Being exceptionally wealthy can cause new worries, such as feeling the burden of preserving and growing wealth through investment and asset management, or wishing to protect assets from claims or attacks — such as those from creditors, lenders, or divorcing spouses. Other concerns include avoiding public probate processes (for confidentiality and efficiency), reducing estate taxes (since many globally mobile wealthy assume they will not be liable to local death taxes if they do not live in the country where they have property or other assets — but they usually are liable), and being tax efficient. In the age of transparency and data sharing, privacy (in so far as that is possible within international laws and regulations) is also a concern. However, for many, the greatest obligation is ensuring that wealth is passed on to loved ones and relations.

Prioritizing succession planning

There is a simple and important truth: with great wealth comes a great responsibility to plan for succession. The prime objective is to make a safe and stable arrangement to pass income and capital on responsibly through stewardship and in accordance with your wishes, without harming your family members by flooding them with cash or causing disputes between them as to who gets what.

Robust legal arrangements such as trusts, foundations, or family investment companies can be used to alleviate concerns in different ways — while also providing other benefits over the long term. The main purposes of trusts are asset protection and succession planning, but they are also beneficial for shielding your assets from creditors, or in the event of the insolvency of a family member or divorce. Trusts can also offer tax efficiency, privacy, and fair apportionment of entitlements to assets among loved ones.

Trusts: Multi-functional legacy planning tools

Put very simply, a trust arrangement is when an individual transfers a portion of their property to a separate and responsible person (the trustee) who holds it on their behalf. The trustee therefore owns the property, holding it not for themselves, but for the benefit of the individual’s chosen beneficiaries. The relationship between the individual and the trustee is a profound one, characterized by integrity, accountability, responsibility, and duty.

The trust arrangement fulfils the individual’s objectives of planning to protect their property and their family, since — if they die — their wishes have been communicated and the property will be preserved (it does not change hands to new owners).
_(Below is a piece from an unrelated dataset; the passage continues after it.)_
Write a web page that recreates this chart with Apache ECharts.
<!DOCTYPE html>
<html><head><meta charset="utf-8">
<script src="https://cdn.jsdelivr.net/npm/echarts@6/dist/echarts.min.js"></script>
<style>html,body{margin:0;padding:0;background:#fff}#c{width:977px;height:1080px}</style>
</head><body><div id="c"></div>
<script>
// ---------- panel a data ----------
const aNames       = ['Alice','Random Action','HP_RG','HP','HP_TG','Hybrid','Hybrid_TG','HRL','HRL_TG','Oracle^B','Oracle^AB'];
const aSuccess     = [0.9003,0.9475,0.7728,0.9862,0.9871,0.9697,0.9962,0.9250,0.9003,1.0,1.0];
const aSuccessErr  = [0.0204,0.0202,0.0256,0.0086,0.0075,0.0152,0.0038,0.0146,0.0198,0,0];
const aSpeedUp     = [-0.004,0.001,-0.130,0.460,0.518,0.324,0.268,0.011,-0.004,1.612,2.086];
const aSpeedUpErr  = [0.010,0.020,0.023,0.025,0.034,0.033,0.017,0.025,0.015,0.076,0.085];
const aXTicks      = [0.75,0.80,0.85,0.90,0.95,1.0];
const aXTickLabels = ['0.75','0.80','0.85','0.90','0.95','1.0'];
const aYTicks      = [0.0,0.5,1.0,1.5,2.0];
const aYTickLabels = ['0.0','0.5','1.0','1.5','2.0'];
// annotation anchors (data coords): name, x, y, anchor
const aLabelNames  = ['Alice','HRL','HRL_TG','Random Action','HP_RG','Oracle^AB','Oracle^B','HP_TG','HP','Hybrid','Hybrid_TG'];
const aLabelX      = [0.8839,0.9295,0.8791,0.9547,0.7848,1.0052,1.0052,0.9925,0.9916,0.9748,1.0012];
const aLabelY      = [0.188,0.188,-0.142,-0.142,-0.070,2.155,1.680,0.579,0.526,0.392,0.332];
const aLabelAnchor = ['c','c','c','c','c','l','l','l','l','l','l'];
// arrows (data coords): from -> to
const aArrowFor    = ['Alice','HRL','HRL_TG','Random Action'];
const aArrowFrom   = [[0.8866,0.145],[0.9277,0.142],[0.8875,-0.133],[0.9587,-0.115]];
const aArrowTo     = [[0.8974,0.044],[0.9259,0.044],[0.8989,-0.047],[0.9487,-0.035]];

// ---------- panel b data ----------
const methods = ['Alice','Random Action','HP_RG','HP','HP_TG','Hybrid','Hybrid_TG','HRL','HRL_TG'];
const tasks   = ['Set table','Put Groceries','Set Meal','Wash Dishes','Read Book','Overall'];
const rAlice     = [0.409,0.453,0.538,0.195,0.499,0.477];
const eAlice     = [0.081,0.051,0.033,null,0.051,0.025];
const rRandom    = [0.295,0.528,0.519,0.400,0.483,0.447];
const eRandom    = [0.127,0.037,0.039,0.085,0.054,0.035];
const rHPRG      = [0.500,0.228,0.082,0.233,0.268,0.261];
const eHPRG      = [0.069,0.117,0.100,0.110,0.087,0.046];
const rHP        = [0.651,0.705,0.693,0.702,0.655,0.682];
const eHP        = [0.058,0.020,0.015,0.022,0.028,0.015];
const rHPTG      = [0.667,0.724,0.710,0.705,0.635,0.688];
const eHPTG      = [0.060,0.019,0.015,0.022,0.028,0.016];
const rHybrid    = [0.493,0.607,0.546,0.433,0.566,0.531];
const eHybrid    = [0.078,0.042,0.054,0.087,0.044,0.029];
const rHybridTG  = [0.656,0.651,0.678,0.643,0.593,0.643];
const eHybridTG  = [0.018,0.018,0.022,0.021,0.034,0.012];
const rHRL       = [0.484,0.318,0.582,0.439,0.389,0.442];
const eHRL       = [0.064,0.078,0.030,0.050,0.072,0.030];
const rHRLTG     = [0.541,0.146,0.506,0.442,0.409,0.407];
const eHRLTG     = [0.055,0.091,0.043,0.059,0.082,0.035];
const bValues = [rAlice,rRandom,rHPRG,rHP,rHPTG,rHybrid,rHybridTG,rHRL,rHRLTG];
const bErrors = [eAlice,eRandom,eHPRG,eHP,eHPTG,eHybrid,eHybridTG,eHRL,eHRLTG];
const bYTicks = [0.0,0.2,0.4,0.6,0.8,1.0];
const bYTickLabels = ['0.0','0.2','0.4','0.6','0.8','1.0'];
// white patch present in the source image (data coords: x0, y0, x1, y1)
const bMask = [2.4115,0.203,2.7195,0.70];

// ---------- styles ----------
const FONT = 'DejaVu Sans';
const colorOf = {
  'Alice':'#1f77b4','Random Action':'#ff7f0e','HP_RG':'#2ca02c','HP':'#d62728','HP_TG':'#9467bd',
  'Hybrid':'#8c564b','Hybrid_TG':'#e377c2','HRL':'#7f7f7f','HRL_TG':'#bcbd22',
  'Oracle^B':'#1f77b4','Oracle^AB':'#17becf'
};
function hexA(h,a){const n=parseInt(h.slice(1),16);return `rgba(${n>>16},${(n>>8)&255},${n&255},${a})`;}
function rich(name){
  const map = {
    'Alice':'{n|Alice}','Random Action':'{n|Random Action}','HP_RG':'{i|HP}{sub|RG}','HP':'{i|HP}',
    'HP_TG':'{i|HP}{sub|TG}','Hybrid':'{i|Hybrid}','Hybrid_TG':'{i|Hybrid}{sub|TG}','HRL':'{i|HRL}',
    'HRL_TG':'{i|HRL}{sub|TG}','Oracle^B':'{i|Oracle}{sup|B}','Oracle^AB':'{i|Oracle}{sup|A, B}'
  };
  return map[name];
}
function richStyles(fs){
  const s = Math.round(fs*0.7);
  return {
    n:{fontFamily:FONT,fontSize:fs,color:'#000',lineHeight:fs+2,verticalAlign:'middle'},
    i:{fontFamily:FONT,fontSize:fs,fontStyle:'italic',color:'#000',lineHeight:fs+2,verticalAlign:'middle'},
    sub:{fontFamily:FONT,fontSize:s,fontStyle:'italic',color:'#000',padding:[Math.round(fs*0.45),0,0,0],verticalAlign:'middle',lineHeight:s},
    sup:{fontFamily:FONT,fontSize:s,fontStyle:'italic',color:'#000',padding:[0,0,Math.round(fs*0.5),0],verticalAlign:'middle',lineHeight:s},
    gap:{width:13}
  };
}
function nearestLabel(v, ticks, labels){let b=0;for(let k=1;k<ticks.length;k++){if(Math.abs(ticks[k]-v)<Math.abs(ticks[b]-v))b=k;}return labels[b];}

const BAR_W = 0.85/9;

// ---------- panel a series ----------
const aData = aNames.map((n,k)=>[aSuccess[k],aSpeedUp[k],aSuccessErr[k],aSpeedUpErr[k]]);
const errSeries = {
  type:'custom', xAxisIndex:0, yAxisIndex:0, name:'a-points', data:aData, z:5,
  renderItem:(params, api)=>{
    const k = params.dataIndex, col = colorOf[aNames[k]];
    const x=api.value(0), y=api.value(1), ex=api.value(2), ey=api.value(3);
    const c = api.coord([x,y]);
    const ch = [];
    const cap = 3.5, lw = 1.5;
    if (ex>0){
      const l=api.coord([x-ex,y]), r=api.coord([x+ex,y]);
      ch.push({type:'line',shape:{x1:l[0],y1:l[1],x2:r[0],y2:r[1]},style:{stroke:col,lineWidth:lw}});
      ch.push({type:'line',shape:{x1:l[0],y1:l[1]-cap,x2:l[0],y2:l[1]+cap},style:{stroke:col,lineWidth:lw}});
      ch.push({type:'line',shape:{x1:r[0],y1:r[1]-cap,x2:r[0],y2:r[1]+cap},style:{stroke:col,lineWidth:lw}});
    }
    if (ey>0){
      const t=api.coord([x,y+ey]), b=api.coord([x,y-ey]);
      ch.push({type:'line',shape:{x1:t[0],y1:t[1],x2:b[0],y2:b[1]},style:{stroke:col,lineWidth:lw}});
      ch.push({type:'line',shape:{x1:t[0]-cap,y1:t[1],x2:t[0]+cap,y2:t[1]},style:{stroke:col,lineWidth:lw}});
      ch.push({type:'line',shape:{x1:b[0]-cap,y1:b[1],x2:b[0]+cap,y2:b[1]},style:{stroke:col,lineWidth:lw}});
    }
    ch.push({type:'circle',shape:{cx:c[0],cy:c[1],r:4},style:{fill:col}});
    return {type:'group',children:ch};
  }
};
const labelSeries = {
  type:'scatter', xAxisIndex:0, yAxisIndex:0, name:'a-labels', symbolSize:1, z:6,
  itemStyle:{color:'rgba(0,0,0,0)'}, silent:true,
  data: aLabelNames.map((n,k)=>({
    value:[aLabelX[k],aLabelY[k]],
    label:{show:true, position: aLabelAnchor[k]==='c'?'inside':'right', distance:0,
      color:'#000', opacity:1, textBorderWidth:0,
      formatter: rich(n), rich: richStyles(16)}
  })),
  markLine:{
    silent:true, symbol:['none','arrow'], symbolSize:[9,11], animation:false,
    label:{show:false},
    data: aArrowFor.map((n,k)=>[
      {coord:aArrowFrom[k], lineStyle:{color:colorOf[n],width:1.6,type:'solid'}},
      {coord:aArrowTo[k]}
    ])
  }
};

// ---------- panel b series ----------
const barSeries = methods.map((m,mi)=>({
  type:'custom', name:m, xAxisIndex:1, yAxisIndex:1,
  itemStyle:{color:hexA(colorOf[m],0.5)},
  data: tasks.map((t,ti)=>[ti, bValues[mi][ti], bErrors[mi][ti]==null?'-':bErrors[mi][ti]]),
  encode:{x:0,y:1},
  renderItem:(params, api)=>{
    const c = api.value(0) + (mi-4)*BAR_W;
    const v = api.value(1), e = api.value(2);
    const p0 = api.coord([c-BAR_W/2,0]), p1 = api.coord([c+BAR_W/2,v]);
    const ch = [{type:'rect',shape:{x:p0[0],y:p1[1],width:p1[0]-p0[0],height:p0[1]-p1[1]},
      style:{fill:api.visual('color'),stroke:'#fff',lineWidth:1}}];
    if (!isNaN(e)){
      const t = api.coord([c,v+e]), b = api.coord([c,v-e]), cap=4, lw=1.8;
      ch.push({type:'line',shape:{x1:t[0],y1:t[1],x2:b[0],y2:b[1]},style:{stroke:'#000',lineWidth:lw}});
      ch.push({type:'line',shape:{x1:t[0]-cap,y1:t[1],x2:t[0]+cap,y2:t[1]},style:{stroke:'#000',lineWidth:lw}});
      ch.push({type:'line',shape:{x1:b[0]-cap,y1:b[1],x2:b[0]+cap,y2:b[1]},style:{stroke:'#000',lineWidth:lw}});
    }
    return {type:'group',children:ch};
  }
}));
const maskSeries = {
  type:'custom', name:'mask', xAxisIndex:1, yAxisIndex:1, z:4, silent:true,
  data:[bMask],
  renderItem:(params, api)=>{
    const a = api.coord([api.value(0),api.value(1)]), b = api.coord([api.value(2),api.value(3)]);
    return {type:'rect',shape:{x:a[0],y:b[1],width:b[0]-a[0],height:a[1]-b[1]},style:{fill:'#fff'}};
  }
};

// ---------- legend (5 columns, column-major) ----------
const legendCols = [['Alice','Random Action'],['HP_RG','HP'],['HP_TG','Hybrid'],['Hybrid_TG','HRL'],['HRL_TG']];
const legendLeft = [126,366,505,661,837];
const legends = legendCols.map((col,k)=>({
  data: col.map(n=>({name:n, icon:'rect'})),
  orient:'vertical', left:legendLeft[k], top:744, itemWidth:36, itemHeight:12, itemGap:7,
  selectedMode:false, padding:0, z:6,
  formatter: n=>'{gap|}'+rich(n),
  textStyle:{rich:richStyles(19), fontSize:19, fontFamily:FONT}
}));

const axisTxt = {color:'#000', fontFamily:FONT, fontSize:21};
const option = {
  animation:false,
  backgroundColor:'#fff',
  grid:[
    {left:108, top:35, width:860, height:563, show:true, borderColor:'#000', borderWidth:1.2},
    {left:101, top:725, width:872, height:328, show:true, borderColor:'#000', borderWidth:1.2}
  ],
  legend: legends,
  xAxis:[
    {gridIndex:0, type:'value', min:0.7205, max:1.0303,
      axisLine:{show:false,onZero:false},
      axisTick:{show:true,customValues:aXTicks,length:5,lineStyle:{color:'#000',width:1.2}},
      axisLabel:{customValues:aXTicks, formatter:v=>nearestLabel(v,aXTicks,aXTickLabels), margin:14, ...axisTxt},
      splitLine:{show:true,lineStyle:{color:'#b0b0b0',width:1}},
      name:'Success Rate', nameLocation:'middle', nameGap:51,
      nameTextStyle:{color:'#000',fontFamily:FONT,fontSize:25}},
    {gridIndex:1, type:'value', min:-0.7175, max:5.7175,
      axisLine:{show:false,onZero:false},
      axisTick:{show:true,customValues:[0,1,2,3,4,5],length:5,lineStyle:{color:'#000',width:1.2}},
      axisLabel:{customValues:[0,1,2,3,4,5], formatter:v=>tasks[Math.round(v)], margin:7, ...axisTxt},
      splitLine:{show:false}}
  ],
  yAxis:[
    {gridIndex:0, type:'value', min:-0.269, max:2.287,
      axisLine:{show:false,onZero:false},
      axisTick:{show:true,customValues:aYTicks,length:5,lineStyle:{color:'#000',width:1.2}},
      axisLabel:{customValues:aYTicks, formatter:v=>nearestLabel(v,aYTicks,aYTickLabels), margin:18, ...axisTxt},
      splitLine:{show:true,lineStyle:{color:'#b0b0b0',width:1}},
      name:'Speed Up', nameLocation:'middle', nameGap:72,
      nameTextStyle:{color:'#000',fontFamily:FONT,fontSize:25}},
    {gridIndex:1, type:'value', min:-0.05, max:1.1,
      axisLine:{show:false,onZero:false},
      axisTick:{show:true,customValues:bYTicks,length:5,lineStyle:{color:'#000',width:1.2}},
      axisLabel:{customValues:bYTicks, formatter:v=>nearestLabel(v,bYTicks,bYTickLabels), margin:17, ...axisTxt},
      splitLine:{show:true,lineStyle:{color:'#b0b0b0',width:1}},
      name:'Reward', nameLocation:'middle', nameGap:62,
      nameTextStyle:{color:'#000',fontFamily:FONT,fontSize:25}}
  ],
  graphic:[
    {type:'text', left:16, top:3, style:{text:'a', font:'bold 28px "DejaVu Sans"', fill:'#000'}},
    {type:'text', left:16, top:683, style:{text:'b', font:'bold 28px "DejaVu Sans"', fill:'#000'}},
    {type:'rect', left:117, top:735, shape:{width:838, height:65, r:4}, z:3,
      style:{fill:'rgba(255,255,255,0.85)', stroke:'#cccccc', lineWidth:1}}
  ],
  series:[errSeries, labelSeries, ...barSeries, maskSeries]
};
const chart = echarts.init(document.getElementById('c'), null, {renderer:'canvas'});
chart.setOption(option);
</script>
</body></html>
The property (which could be real estate, company shares, investments, art, cash, or other assets) is in the meantime managed prudently on their behalf by asset managers under authority from the trustee and often on the basis of externally engaged investment advice.

Empowering and protecting family members

Trusts empower families to exercise their legitimate right to privacy in respect of certain aspects of their private assets and family arrangements. Since they are informed by the written wishes of the individual, they are useful for legacy planning. In the event of a death, trusts may help to avoid negative financial impacts on family members and their businesses and property, and on the many stakeholders dependent upon them. Trusts can be used to implement succession planning and avoid public probate and division of assets (especially when forced heirship or public policy rules interfere with wills), which might otherwise break up portfolios, companies and the life’s work of individuals through allocation of portions.

Alongside mitigation of taxes, trusts protect assets and people from spendthrift inheritors, and they can be arranged to empower spouses to enjoy property independently of their partners. Trusts can help to preserve family unity, especially when a family constitution is put in place, and to provide for future generations. In addition, they can be used as a meaningful source of funding for endowments and charity over the long term. Trusts are highly versatile and since professional trustees are subject to regulation, compliance, and scrutiny, confidence in having appointed the right trustee is highly reassuring to the individual and their family.

Alternatives to trusts

Some affluent individuals prefer to have more hands-on control of their portfolios and business ownership structures. For them, family investment companies or foundation structures that have governance arrangements more akin to a board of directors (rather than trustees) could be more suitable options. Company structures and roles such as shareholders, directors, and administrators can feel more familiar than trusts. However, it is worth noting that company shares remain assets within your estate and so may still be subject to probate, claims, and forced heirship rules.

Putting a succession plan in place

The starting point is to compile a list of all your assets, noting how each is owned and indicating any co-owners, and consider how your businesses and assets should be transitioned and then controlled over the long term. A specialist can help you review this and, at the same time, establish your family values, relationship dynamics, and lifestyle needs, since these will also inform the appropriate planning of your arrangements. Thereafter, it is important to take tax and legal advice. Lastly, select an independent and dynamic trustee with whom you have a productive rapport. An enduring relationship with your trustee is essential for your long-term goals to be successfully fulfilled — ensuring that you feel happy that you have planned well for your family’s future.